Fordirelifesake / Deluge - split CD (Cover Artwork)

Fordirelifesake / Deluge

split CD (2003)


Alex Mera

This six-song EP showcases two interesting bands in Hardcore: Fordirelifesake from Detroit and Deluge out of the Netherlands.

Fordirelifesake starts out the EP with their brand of technically impressive, solo-based Hardcore. Their guitar acrobatics are simply amazing with both guitarists wailing away at hyper-speed into technical breakdowns, only to go back into overdrive with another dual riff assault. It really makes you wonder how this is recreated live when the guitarists launch solo after solo. The one drawback to this dynamic is that it often overpowers the other instruments (including the vocals) but when the riffs are this complex and good, there really is not much room to complain. They also have some pretty weird and interesting guitar effects that being a guitarist myself, I could not help but wonder how they were done.

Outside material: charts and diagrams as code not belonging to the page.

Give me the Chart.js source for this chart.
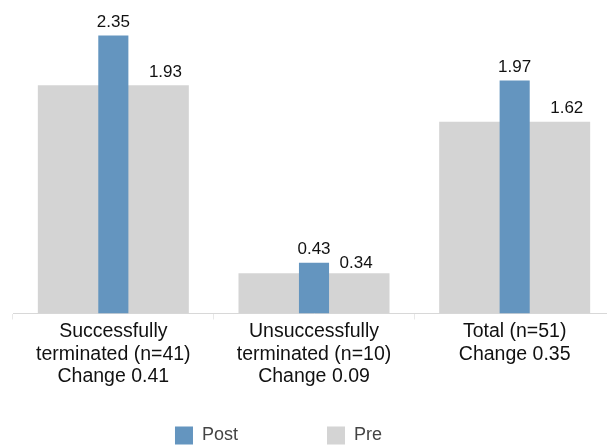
<!DOCTYPE html>
<html>
<head>
<meta charset="utf-8">
<script src="https://cdn.jsdelivr.net/npm/chart.js@4/dist/chart.umd.min.js"></script>
<style>
  html, body { margin: 0; padding: 0; background: #fff; overflow: hidden; }
  #wrap { position: relative; width: 607px; height: 445px; overflow: hidden; }
  canvas { position: absolute; left: 0; top: 0; }
</style>
</head>
<body>
<div id="wrap"><canvas id="c" width="628" height="506"></canvas></div>
<script>
// Groups, sample sizes and change text shown under each pair of bars
const groupNames = [["Successfully", "terminated"], ["Unsuccessfully", "terminated"], ["Total"]];
const groupN = [41, 10, 51];
const groupChange = ["0.41", "0.09", "0.35"];

// Mean scores before and after
const postValues = [2.35, 0.43, 1.97];
const preValues = [1.93, 0.34, 1.62];

const categoryLabels = groupNames.map((parts, i) => {
  const lines = parts.slice();
  lines[lines.length - 1] = lines[lines.length - 1] + " (n=" + groupN[i] + ")";
  lines.push("Change " + groupChange[i]);
  return lines;
});

const FONT = "'Liberation Sans', Arial, Helvetica, sans-serif";
const POST_COLOR = "#6495BF";
const PRE_COLOR = "#D4D4D4";

// Value labels above each bar; the wide "Pre" bar gets its label on its right half.
// Optional per-label nudges (dataset index : point index) keep small labels apart.
const valueLabels = {
  id: "valueLabels",
  afterDatasetsDraw(chart, args, opts) {
    const ctx = chart.ctx;
    const nudge = opts.nudge || {};
    ctx.save();
    ctx.font = "17px " + FONT;
    ctx.fillStyle = "#111";
    ctx.textAlign = "center";
    ctx.textBaseline = "alphabetic";
    chart.data.datasets.forEach((ds, di) => {
      const meta = chart.getDatasetMeta(di);
      meta.data.forEach((el, i) => {
        const p = el.getProps(["x", "y", "width"], true);
        const [nx, ny] = nudge[di + ":" + i] || [0, 0];
        const x = (ds.labelSide === "right" ? p.x + p.width * 0.345 : p.x) + nx;
        ctx.fillText(ds.data[i].toFixed(2), x, p.y - 8.5 + ny);
      });
    });
    ctx.restore();
  }
};

// Moves the bottom legend after layout
const legendShift = {
  id: "legendShift",
  afterLayout(chart, args, opts) {
    const lg = chart.legend;
    if (lg) {
      lg.left += opts.dx; lg.right += opts.dx;
      lg.top += opts.dy; lg.bottom += opts.dy;
    }
  }
};

new Chart(document.getElementById("c"), {
  type: "bar",
  data: {
    labels: categoryLabels,
    datasets: [
      {
        label: "Post",
        data: postValues,
        backgroundColor: POST_COLOR,
        borderWidth: 0,
        grouped: false,
        categoryPercentage: 1,
        barPercentage: 0.15,
        labelSide: "center"
      },
      {
        label: "Pre",
        data: preValues,
        backgroundColor: PRE_COLOR,
        borderWidth: 0,
        grouped: false,
        categoryPercentage: 1,
        barPercentage: 0.7525,
        labelSide: "right"
      }
    ]
  },
  options: {
    responsive: false,
    devicePixelRatio: 1,
    animation: false,
    layout: { padding: { left: 13, right: 13, top: 0, bottom: 0 } },
    scales: {
      x: {
        offset: true,
        grid: {
          offset: true,
          drawOnChartArea: false,
          drawTicks: true,
          tickLength: 6,
          color: "#e8e8e8"
        },
        border: { display: true, color: "#d8d8d8", dash: [1, 1] },
        ticks: {
          font: { family: FONT, size: 19.5, lineHeight: 1.16 },
          color: "#111",
          padding: 1,
          maxRotation: 0,
          autoSkip: false
        },
        afterFit(scale) { scale.height = 75.5; }
      },
      y: {
        display: false,
        min: 0,
        max: 2.65
      }
    },
    plugins: {
      tooltip: { enabled: false },
      valueLabels: { nudge: { "1:1": [-10, 3] } },
      legendShift: { dx: -35.5, dy: -51.5 },
      legend: {
        position: "bottom",
        onClick: null,
        labels: {
          boxWidth: 18,
          boxHeight: 18,
          padding: 89,
          color: "#444",
          font: { family: FONT, size: 18 }
        }
      }
    }
  },
  plugins: [valueLabels, legendShift]
});
</script>
</body>
</html>
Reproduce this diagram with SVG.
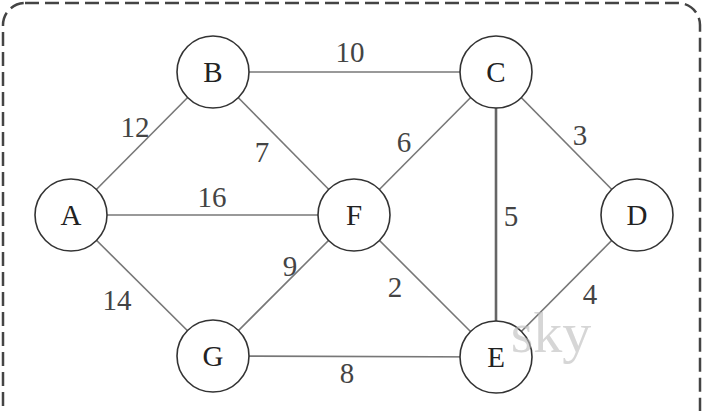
<svg xmlns="http://www.w3.org/2000/svg" width="703" height="411" viewBox="0 0 703 411">
<style>
.node circle{fill:#fff;stroke:#333;stroke-width:1.6}
.node text{font-family:"Liberation Serif",serif;font-size:29px;fill:#222;text-anchor:middle}
.edge{stroke:#777;stroke-width:1.6;fill:none}
.lbl{font-family:"Liberation Serif",serif;font-size:29px;fill:#444;text-anchor:middle}
</style>
<rect x="0" y="0" width="703" height="411" fill="#fff"/>
<rect x="3" y="3" width="697" height="440" rx="22" ry="22" fill="none" stroke="#444" stroke-width="2.5" stroke-dasharray="14 6"/>
<g id="connectors">
<line class="edge" x1="71" y1="215" x2="213" y2="72"/>
<line class="edge" x1="71" y1="215" x2="354" y2="215"/>
<line class="edge" x1="71" y1="215" x2="213" y2="356"/>
<line class="edge" x1="213" y1="72" x2="496" y2="72"/>
<line class="edge" x1="213" y1="72" x2="354" y2="215"/>
<line class="edge" x1="496" y1="72" x2="354" y2="215"/>
<line class="edge" x1="496" y1="72" x2="637" y2="215"/>
<line class="edge" x1="496" y1="72" x2="496" y2="357" style="stroke-width:2.6;stroke:#666"/>
<line class="edge" x1="354" y1="215" x2="213" y2="356"/>
<line class="edge" x1="354" y1="215" x2="496" y2="357"/>
<line class="edge" x1="637" y1="215" x2="496" y2="357"/>
<line class="edge" x1="213" y1="356" x2="496" y2="357"/>
<text class="lbl" x="350" y="62">10</text>
<text class="lbl" x="135" y="137">12</text>
<text class="lbl" x="262" y="162">7</text>
<text class="lbl" x="404" y="152">6</text>
<text class="lbl" x="580" y="145">3</text>
<text class="lbl" x="212" y="207">16</text>
<text class="lbl" x="511" y="226">5</text>
<text class="lbl" x="290" y="276">9</text>
<text class="lbl" x="395" y="297">2</text>
<text class="lbl" x="590" y="304">4</text>
<text class="lbl" x="117" y="310">14</text>
<text class="lbl" x="347" y="383">8</text>
</g>
<g id="node-A" class="node"><circle cx="71" cy="215" r="36"/><text x="71" y="225">A</text></g>
<g id="node-B" class="node"><circle cx="213" cy="72" r="36"/><text x="213" y="82">B</text></g>
<g id="node-C" class="node"><circle cx="496" cy="72" r="36"/><text x="496" y="82">C</text></g>
<g id="node-D" class="node"><circle cx="637" cy="215" r="36"/><text x="637" y="225">D</text></g>
<g id="node-F" class="node"><circle cx="354" cy="215" r="36"/><text x="354" y="225">F</text></g>
<g id="node-G" class="node"><circle cx="213" cy="356" r="36"/><text x="213" y="366">G</text></g>
<g id="node-E" class="node"><circle cx="496" cy="357" r="36"/><text x="496" y="367">E</text></g>
<text x="551" y="352" font-family="Liberation Serif,serif" font-size="58" fill="#bbb" fill-opacity="0.6" text-anchor="middle">sky</text>
</svg>
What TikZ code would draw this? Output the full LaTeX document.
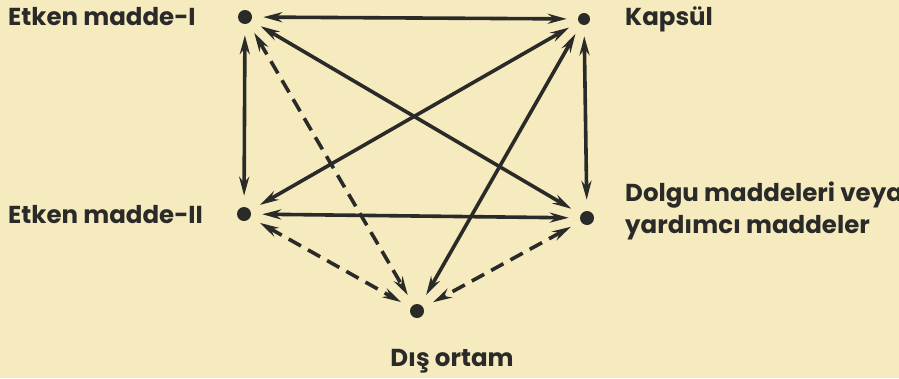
\documentclass[tikz,border=0pt]{standalone}
\usepackage{fontspec}
\setmainfont{Poppins}[BoldFont={* Bold}]
\usetikzlibrary{arrows.meta}
\definecolor{paper}{HTML}{F6EBBE}
\definecolor{ink}{HTML}{2A2A28}
\tikzset{
  x=1pt, y=-1pt,
  pt/.style={circle, fill=ink, inner sep=0pt, minimum size=14pt},
  lbl/.style={anchor=base west, inner sep=0pt, text=ink, font=\fontsize{24.5}{28}\selectfont\bfseries},
  biarrow/.style={{Stealth[length=19pt,width=10pt]}-{Stealth[length=19pt,width=10pt]}, draw=ink, line width=3.6pt, shorten <=11pt, shorten >=11pt},
  dasharrow/.style={biarrow, dash pattern=on 14pt off 8pt}
}
\begin{document}
\begin{tikzpicture}
\fill[paper] (0,0) rectangle (899,378);
\useasboundingbox (0,0) rectangle (899,378);
\node[pt] (A) at (245,17) {};
\node[pt, minimum size=12pt] (K) at (584,19) {};
\node[pt] (B) at (244,214) {};
\node[pt] (D) at (587,218) {};
\node[pt] (O) at (417,311) {};
\node[lbl] (tA) at (8,25) {Etken madde-I};
\node[lbl] (tK) at (625,25) {Kapsül};
\node[lbl] (tB) at (8,223) {Etken madde-II};
\node[lbl] (tD1) at (625,201) {Dolgu maddeleri veya};
\node[lbl] (tD2) at (625,233) {yardımcı maddeler};
\node[lbl, anchor=base] (tO) at (452,366) {Dış ortam};
\draw[biarrow] (A) -- (K);
\draw[biarrow] (A) -- (B);
\draw[biarrow] (K) -- (D);
\draw[biarrow] (A) -- (D);
\draw[biarrow] (K) -- (B);
\draw[biarrow] (K) -- (O);
\draw[biarrow] (B) -- (D);
\draw[dasharrow] (A) -- (O);
\draw[dasharrow] (B) -- (O);
\draw[dasharrow] (D) -- (O);
\end{tikzpicture}
\end{document}
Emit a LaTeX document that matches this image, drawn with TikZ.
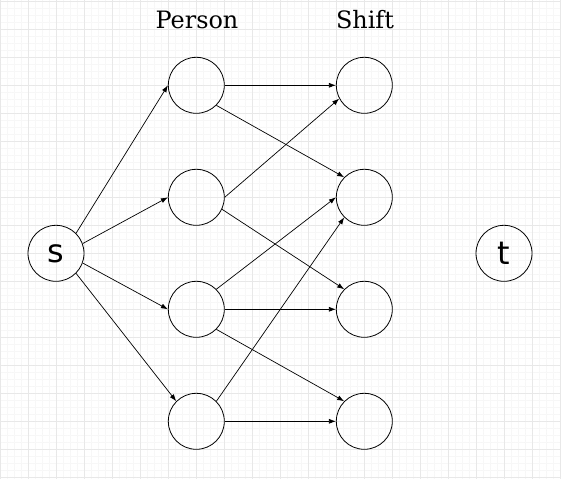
\documentclass[tikz,border=0pt]{standalone}
\usepackage{fontspec}
\setmainfont{DejaVu Serif}
\newfontfamily\nodefont{DejaVu Sans}
\usetikzlibrary{arrows.meta}
\begin{document}
\begin{tikzpicture}[x=1bp,y=-1bp,
  vert/.style={circle,draw,line width=0.8bp,minimum size=56bp,inner sep=0pt,font=\nodefont\fontsize{32}{32}\selectfont},
  hdr/.style={anchor=base,inner sep=0pt,font=\fontsize{24}{24}\selectfont},
  edge/.style={-{Latex[length=7bp,width=5bp]},line width=0.7bp},
  minorgrid/.style={color=black!3,line width=0.6bp},
  majorgrid/.style={color=black!9,line width=0.8bp}]
\useasboundingbox (0,0) rectangle (561,479);
\fill[white] (0,0) rectangle (561,479);
\foreach \i in {0,...,80} {
  \draw[minorgrid] (\i*7+0.3,0) -- (\i*7+0.3,479);
}
\foreach \i in {0,...,68} {
  \draw[minorgrid] (0,\i*7+1.3) -- (561,\i*7+1.3);
}
\foreach \i in {0,...,20} {
  \draw[majorgrid] (\i*28+0.3,0) -- (\i*28+0.3,479);
}
\foreach \i in {0,...,17} {
  \draw[majorgrid] (0,\i*28+1.3) -- (561,\i*28+1.3);
}
\node[hdr] (hp) at (197,29) {Person};
\node[hdr] (hs) at (365,29) {Shift};
\node[vert] (s) at (56,253.3) {s};
\node[vert] (t) at (504,253.3) {t};
\node[vert] (p1) at (196.3,85.3) {};
\node[vert] (p2) at (196.3,197.3) {};
\node[vert] (p3) at (196.3,309.3) {};
\node[vert] (p4) at (196.3,421.3) {};
\node[vert] (q1) at (364.3,85.3) {};
\node[vert] (q2) at (364.3,197.3) {};
\node[vert] (q3) at (364.3,309.3) {};
\node[vert] (q4) at (364.3,421.3) {};
\draw[edge] (s.north east) -- (p1.west);
\draw[edge] (s.20) -- (p2.west);
\draw[edge] (s.-20) -- (p3.west);
\draw[edge] (s.south east) -- (p4.north west);
\draw[edge] (p1.east) -- (q1.west);
\draw[edge] (p1.south east) -- (q2.north west);
\draw[edge] (p2.east) -- (q1.208);
\draw[edge] (p2.-25) -- (q3.north west);
\draw[edge] (p3.north east) -- (q2.west);
\draw[edge] (p3.east) -- (q3.west);
\draw[edge] (p3.south east) -- (q4.north west);
\draw[edge] (p4.north east) -- (q2.south west);
\draw[edge] (p4.east) -- (q4.west);
\end{tikzpicture}
\end{document}
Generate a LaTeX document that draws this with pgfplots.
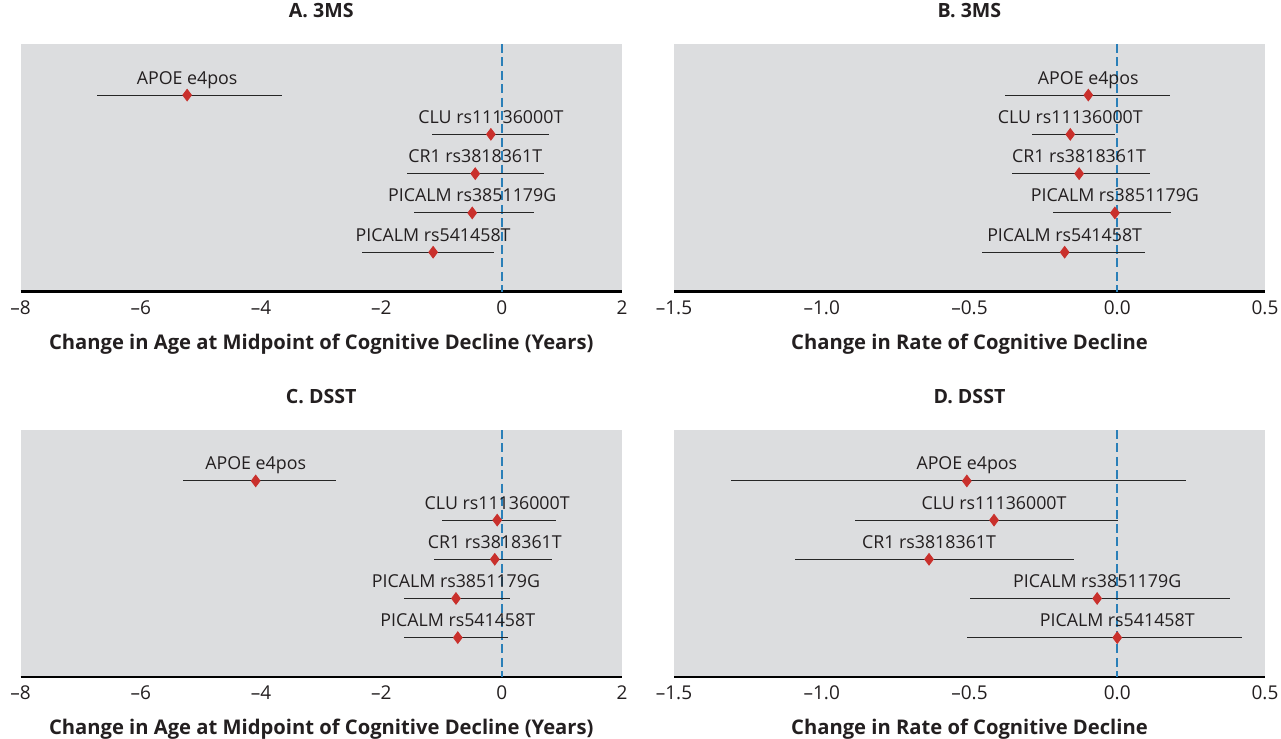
\documentclass[border=0pt]{standalone}
\usepackage{fontspec}
\setmainfont{Open Sans}
\usepackage{pgfplots}
\usepackage{pgfplotstable}
\pgfplotsset{compat=1.18}
\definecolor{bggray}{HTML}{DCDDDF}
\definecolor{dotred}{HTML}{C9302C}
\definecolor{zeroblue}{HTML}{2A7FB8}
\definecolor{txt}{HTML}{231F20}

\pgfplotstableread[col sep=comma]{
y,x,lo,hi,label
5,-5.23,-6.73,-3.66,APOE e4pos
4,-0.18,-1.16,0.79,CLU rs11136000T
3,-0.44,-1.58,0.71,CR1 rs3818361T
2,-0.49,-1.45,0.53,PICALM rs3851179G
1,-1.14,-2.32,-0.12,PICALM rs541458T
}\tabA
\pgfplotstableread[col sep=comma]{
y,x,lo,hi,label
5,-0.098,-0.38,0.18,APOE e4pos
4,-0.159,-0.29,-0.007,CLU rs11136000T
3,-0.129,-0.357,0.112,CR1 rs3818361T
2,-0.008,-0.218,0.182,PICALM rs3851179G
1,-0.178,-0.459,0.095,PICALM rs541458T
}\tabB
\pgfplotstableread[col sep=comma]{
y,x,lo,hi,label
5,-4.09,-5.30,-2.76,APOE e4pos
4,-0.075,-1.00,0.90,CLU rs11136000T
3,-0.115,-1.13,0.83,CR1 rs3818361T
2,-0.76,-1.62,0.13,PICALM rs3851179G
1,-0.73,-1.62,0.11,PICALM rs541458T
}\tabC
\pgfplotstableread[col sep=comma]{
y,x,lo,hi,label
5,-0.509,-1.308,0.234,APOE e4pos
4,-0.417,-0.886,0.003,CLU rs11136000T
3,-0.637,-1.089,-0.148,CR1 rs3818361T
2,-0.068,-0.499,0.383,PICALM rs3851179G
1,0.0,-0.509,0.422,PICALM rs541458T
}\tabD

\pgfplotsset{
  forest/.style={
    scale only axis, ymin=0, ymax=6.3,
    hide y axis, axis x line*=bottom,
    x axis line style={line width=1.2pt, -, black},
    axis background/.style={fill=bggray},
    major tick length=0pt, ytick=\empty, clip=false,
    tick label style={font=\fontsize{9.5}{11}\selectfont, text=txt},
    xticklabel style={anchor=base, yshift=-11.5pt, inner sep=0pt},
    xlabel style={font=\bfseries\fontsize{10.1}{12}\selectfont, text=txt, at={(axis description cs:0.5,0)}, anchor=base, yshift=-29pt, inner sep=0pt},
    title style={font=\bfseries\fontsize{9.8}{12}\selectfont, text=txt, at={(axis description cs:0.5,1)}, anchor=base, yshift=7.5pt, inner sep=0pt},
  },
  agex/.style={xmin=-8, xmax=2, xtick={-8,-6,-4,-2,0,2}, xticklabels={–8,–6,–4,–2,0,2},
    xlabel={Change in Age at Midpoint of Cognitive Decline (Years)}},
  ratex/.style={xmin=-1.5, xmax=0.5, xtick={-1.5,-1,-0.5,0,0.5}, xticklabels={–1.5,–1.0,–0.5,0.0,0.5},
    xlabel={Change in Rate of Cognitive Decline}},
  zeroline/.style={zeroblue, line width=0.8pt, dash pattern=on 4.5pt off 2.2pt, forget plot},
  est/.style={only marks, mark=diamond*, mark size=2.9pt, color=dotred,
    error bars/x dir=both, error bars/x explicit, error bars/error mark=none,
    error bars/error bar style={line width=0.55pt, black!85, solid},
    nodes near coords, point meta=explicit symbolic,
    every node near coord/.style={anchor=base, yshift=5.5pt, inner sep=0pt, text=txt, font=\fontsize{8.9}{11}\selectfont}},
}

\begin{document}
\begin{tikzpicture}
\useasboundingbox (0,0) rectangle (640.5pt,-369.5pt);

\begin{axis}[forest, agex, at={(10.25pt,-145.75pt)}, anchor=south west, width=300.75pt, height=123.75pt, title={A. 3MS}]
\addplot[zeroline] coordinates {(0,6.3) (0,0)};
\addplot[est] table[x=x, y=y, meta=label, x error plus expr=\thisrow{hi}-\thisrow{x}, x error minus expr=\thisrow{x}-\thisrow{lo}] {\tabA};
\end{axis}

\begin{axis}[forest, ratex, at={(337pt,-145.75pt)}, anchor=south west, width=295.5pt, height=123.75pt, title={B. 3MS}]
\addplot[zeroline] coordinates {(0,6.3) (0,0)};
\addplot[est] table[x=x, y=y, meta=label, x error plus expr=\thisrow{hi}-\thisrow{x}, x error minus expr=\thisrow{x}-\thisrow{lo}] {\tabB};
\end{axis}

\begin{axis}[forest, agex, at={(10.25pt,-338.4pt)}, anchor=south west, width=300.75pt, height=123.4pt, title={C. DSST}]
\addplot[zeroline] coordinates {(0,6.3) (0,0)};
\addplot[est] table[x=x, y=y, meta=label, x error plus expr=\thisrow{hi}-\thisrow{x}, x error minus expr=\thisrow{x}-\thisrow{lo}] {\tabC};
\end{axis}

\begin{axis}[forest, ratex, at={(337pt,-338.4pt)}, anchor=south west, width=295.5pt, height=123.4pt, title={D. DSST}]
\addplot[zeroline] coordinates {(0,6.3) (0,0)};
\addplot[est] table[x=x, y=y, meta=label, x error plus expr=\thisrow{hi}-\thisrow{x}, x error minus expr=\thisrow{x}-\thisrow{lo}] {\tabD};
\end{axis}
\end{tikzpicture}
\end{document}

Vocally, the band sticks to the usual singing/screaming dynamic that is appropriate if not a bit average. Thankfully, the melodic vocals sound well and come in at the right moments, and the throat ripping is not too over-the-top. The rhythm section shines with plenty of key moments, particularly with some of the bass lines. Lyrically, it is also a relief the band strays away from the girl-done-me-wrong subject and focuses on introspective, philosophical issues. Overall, I found it pretty refreshing to hear a band that emphasizes melody instead of sheer brutality in these Metalcore-infested days.

Deluge is perhaps the only band I have ever heard out of the Netherlands and they were also very enjoyable to listen to. My only complain is that their second track is a very brief instrumental offering over some voice samples, which is kind of a letdown when you have a recording that is only six songs in length. It would have been nice to hear a little bit more of what Deluge has to offer.

The most interesting aspect I found is the band's affinity for somber melodies. Deluge begins their share of the EP with a little bit of piano (frequent throughout their songs) before pummeling the listener, which is superbly done. Their sound has a raw, live quality to it that gives you the impression this is one of those bands that sounds exactly the same live as they do in recording. There is a noticeable absence of melodic vocals, but the lead singer does a pretty decent job barking away ferociously. The guitar work is pretty inventive with its fair share of technicality. The rhythm section sounds pretty capable, but I really found it difficult to give a more detailed description of their sound with only two actual tracks. Overall, they have a more straight-forward approach to Hardcore than Fordirelifesake but they are still an exemplary offering of the genre.

Even for an EP, the recording is a little short but it is still worth the money. Hardcore fans cannot go wrong with checking out both of these bands or tracking down their respective full-lengths. I expect great things from both in the future.